Rhetoric does not operate apart from dialectic, but rather in coordination with it--in a way not altogether different from Augustine's approach in On Christian Doctrine. In that treatise, Augustine used the tools of rhetoric as a means for interpreting the Scriptures accurately, and then conveying them or arguing them persuasively and clearly to Christians and non-Christian as required. The Puritans allowed the analytical elements of rhetoric to be considered under the head of dialectic, and kept for rhetoric the attention to style, which Augustine treated in book four of his treatise (completed almost a generation after the first three books had been written). Because the truth is given to be discovered in Scripture, the invention and arrangement aspects of rhetoric from the classical approach are more clearly and narrowly circumscribed.

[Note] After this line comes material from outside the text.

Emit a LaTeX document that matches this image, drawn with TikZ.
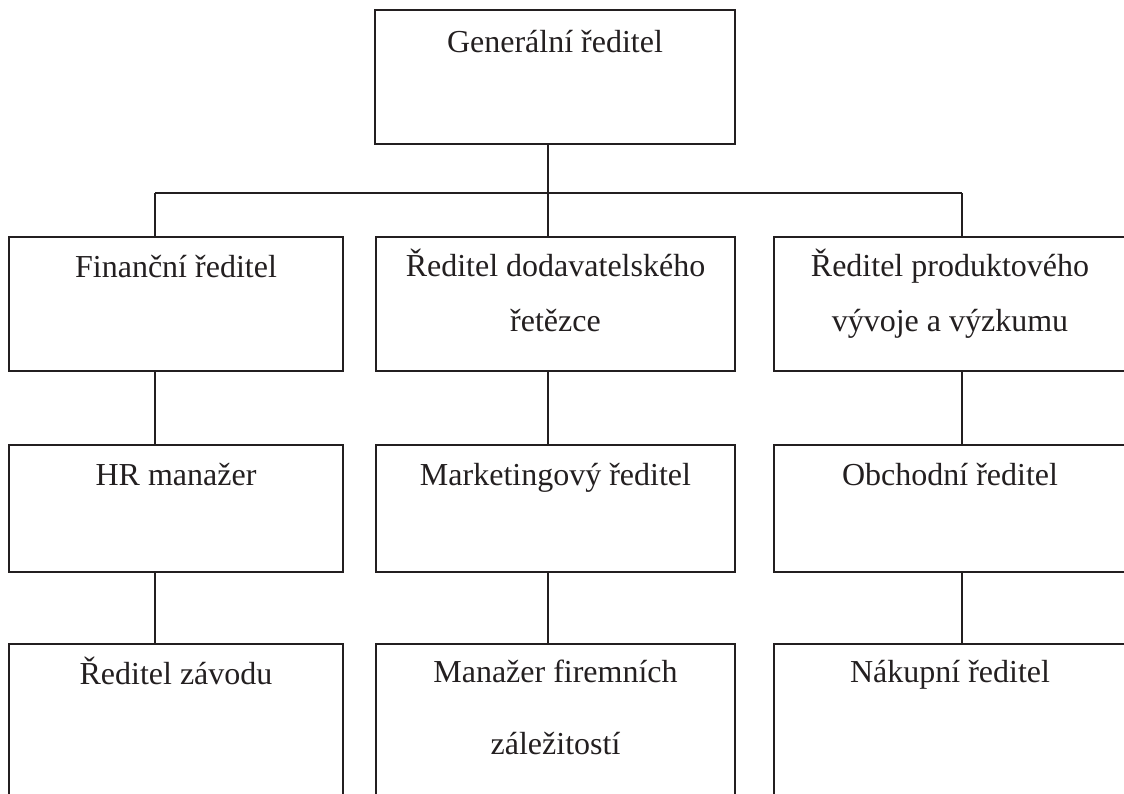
\documentclass[tikz,border=0pt]{standalone}
\usepackage{fontspec}
\setmainfont{Liberation Serif}
\definecolor{ink}{HTML}{231F20}
\tikzset{
  orgbox/.style={draw=ink, line width=2pt, rectangle, inner sep=0pt},
  orgtext/.style={anchor=base, inner sep=0pt, text=ink, align=center,
    font=\fontsize{32}{55.5}\selectfont},
  link/.style={draw=ink, line width=2pt},
}
\begin{document}
\begin{tikzpicture}[x=1pt, y=-1pt]
  \useasboundingbox (0,0) rectangle (1124,793);
  \clip (0,0) rectangle (1124,793);

  % boxes: top, then three columns of three levels
  \node[orgbox, minimum width=360pt, minimum height=134pt] (gr)  at (555,77)    {};
  \node[orgbox, minimum width=334pt, minimum height=134pt] (fin) at (176,304)   {};
  \node[orgbox, minimum width=359pt, minimum height=134pt] (dod) at (555.5,304) {};
  \node[orgbox, minimum width=352pt, minimum height=134pt] (vyv) at (950,304)   {};
  \node[orgbox, minimum width=334pt, minimum height=127pt] (hr)  at (176,508.5)   {};
  \node[orgbox, minimum width=359pt, minimum height=127pt] (mkt) at (555.5,508.5) {};
  \node[orgbox, minimum width=352pt, minimum height=127pt] (obc) at (950,508.5)   {};
  \node[orgbox, minimum width=334pt, minimum height=200pt] (zav) at (176,744)   {};
  \node[orgbox, minimum width=359pt, minimum height=200pt] (fir) at (555.5,744) {};
  \node[orgbox, minimum width=352pt, minimum height=200pt] (nak) at (950,744)   {};

  % labels (base anchor sits on the last line of a multi-line label)
  \node[orgtext] (gr-t)  at ([yshift=-43pt]gr.north)  {Generální ředitel};
  \node[orgtext] (fin-t) at ([yshift=-41pt]fin.north) {Finanční ředitel};
  \node[orgtext] (dod-t) at ([yshift=-95.5pt]dod.north) {Ředitel dodavatelského\\řetězce};
  \node[orgtext] (vyv-t) at ([yshift=-95.5pt]vyv.north) {Ředitel produktového\\vývoje a výzkumu};
  \node[orgtext] (hr-t)  at ([yshift=-41pt]hr.north)  {HR manažer};
  \node[orgtext] (mkt-t) at ([yshift=-41pt]mkt.north) {Marketingový ředitel};
  \node[orgtext] (obc-t) at ([yshift=-41pt]obc.north) {Obchodní ředitel};
  \node[orgtext] (zav-t) at ([yshift=-41pt]zav.north) {Ředitel závodu};
  \node[orgtext, font=\fontsize{32}{72}\selectfont] (fir-t) at ([yshift=-111pt]fir.north) {Manažer firemních\\záležitostí};
  \node[orgtext] (nak-t) at ([yshift=-39pt]nak.north) {Nákupní ředitel};

  % connector points on the horizontal bus
  \coordinate (bus-l) at (155,193);
  \coordinate (bus-m) at (548,193);
  \coordinate (bus-r) at (962,193);

  \draw[link] (gr.south -| bus-m) -- (bus-m);
  \draw[link] (bus-l) -- (bus-r);
  \draw[link] (bus-l) -- (fin.north -| bus-l);
  \draw[link] (bus-m) -- (dod.north -| bus-m);
  \draw[link] (bus-r) -- (vyv.north -| bus-r);

  \draw[link] (fin.south -| bus-l) -- (hr.north -| bus-l);
  \draw[link] (dod.south -| bus-m) -- (mkt.north -| bus-m);
  \draw[link] (vyv.south -| bus-r) -- (obc.north -| bus-r);

  \draw[link] (hr.south -| bus-l)  -- (zav.north -| bus-l);
  \draw[link] (mkt.south -| bus-m) -- (fir.north -| bus-m);
  \draw[link] (obc.south -| bus-r) -- (nak.north -| bus-r);
\end{tikzpicture}
\end{document}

One may, but need not, look to human authorities, beautiful literature, or cultural norms to gather materials for persuasion. One needs only to discern what the Scriptures teach and adapt them appropriate to the consciences of the immediate audience. Style and delivery, even for Aristotle, were more closely linked to the psychological considerations of rhetoric--how does this or that rhythm, this or that metaphor, this or that gesture, etc. touch upon, move, or otherwise impact the consciences of the audience? Arguments obviously have this component as well, but on a much more abstract level--since one's first concern is with discerning the truth, or the logical consistency of claims, prior to consideration of how persuasive an audience will find them.

All this is not to say that the Puritans had the right definition and approach to rhetoric. It is open to debate whether or not their divisions accomplished what they hoped for in terms of integrating the liberal arts under theology, or the authority of Scripture. What is of importance for the present concern is that their general philosophy set the agenda for how rhetoric was to be defined. Nothing profound there. What is more interesting, and what will take more time to tease out (my studies remain incomplete and inconclusive) is to what extent proximate aims or emphases (what some rhetorical scholars have called "exigences" and "constraints" of the situation that requires speech for its resolution) remain consistent with the general philosophy, and to what extent their view of rhetoric is affected by, or affects the whole exchange. Does the classical view of Aristotle--that rhetoric is governed by the historical, changing, particular constraints--outweigh the more dialectical approach of the Puritans and later Calvinists I'm studying?

It is a question that may prove uninteresting and fruitless for the larger dissertation, but it does interest me, and aligns with the normative considerations of how we ought to define what is rhetoric.